American Israeli poet and translator Shirley Kaufman grew up in Seattle, the daughter of Polish immigrants. She earned a BA in English literature from UCLA and then pursued a career in advertising and raised a family. She was in her 40s when she started studying creative writing. She earned her MA at San Francisco State University, where she worked with Jack Gilbert, Kay Boyle, Robert Duncan, and John Logan. Kaufman moved to Israel in 1973, after marrying her second husband, Hillel Matthew Daleski.

Kaufman has published numerous collections of poetry, including The Floor Keeps Turning (1970), Looking at Henry Moore’s Elephant Skull Etchings in Jerusalem During the War (1977), Roots in the Air: New & Selected Poems (1996), Threshold (2003), and Ezekiel’s Wheels (2009). Kaufman’s poems address mother-daughter relationships, immigrant identity, violence, intimacy, and history. Her move to Israel, where she experienced war firsthand and witnessed its aftermath, profoundly influenced her work.
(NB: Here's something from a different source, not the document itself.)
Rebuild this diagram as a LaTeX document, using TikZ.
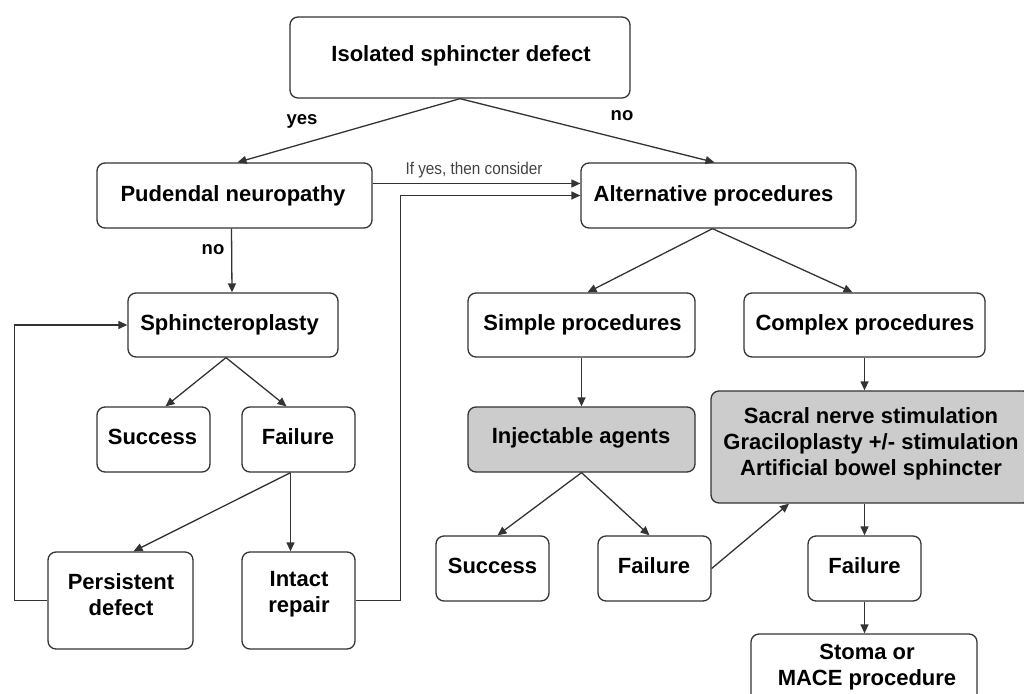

Kaufman’s translations include the poetry of the Israeli poets Abba Kovner: My Little Sister (1971), Scrolls of Fire (1978), and A Canopy in the Desert: Selected Poems (1973); Amir Gilboa: The Light of Lost Suns: Selected Poems (1979); and Meir Weiseltier: The Flower of Anarchy (2003). She translated from the Dutch, with poet Judith Herzberg, But What: Selected Poems of Judith Herzberg (1988). She also co-edited the bilingual anthology The Defiant Muse: Hebrew Feminist Poems from Antiquity to the Present (1994).

Among Kaufman’s awards are fellowships from the National Endowment for the Arts, the Shelley Memorial Award from the Poetry Society of America, the Alice Fay di Castagnola Award from the Poetry Society of America, and the Israeli President’s Prize for Literature.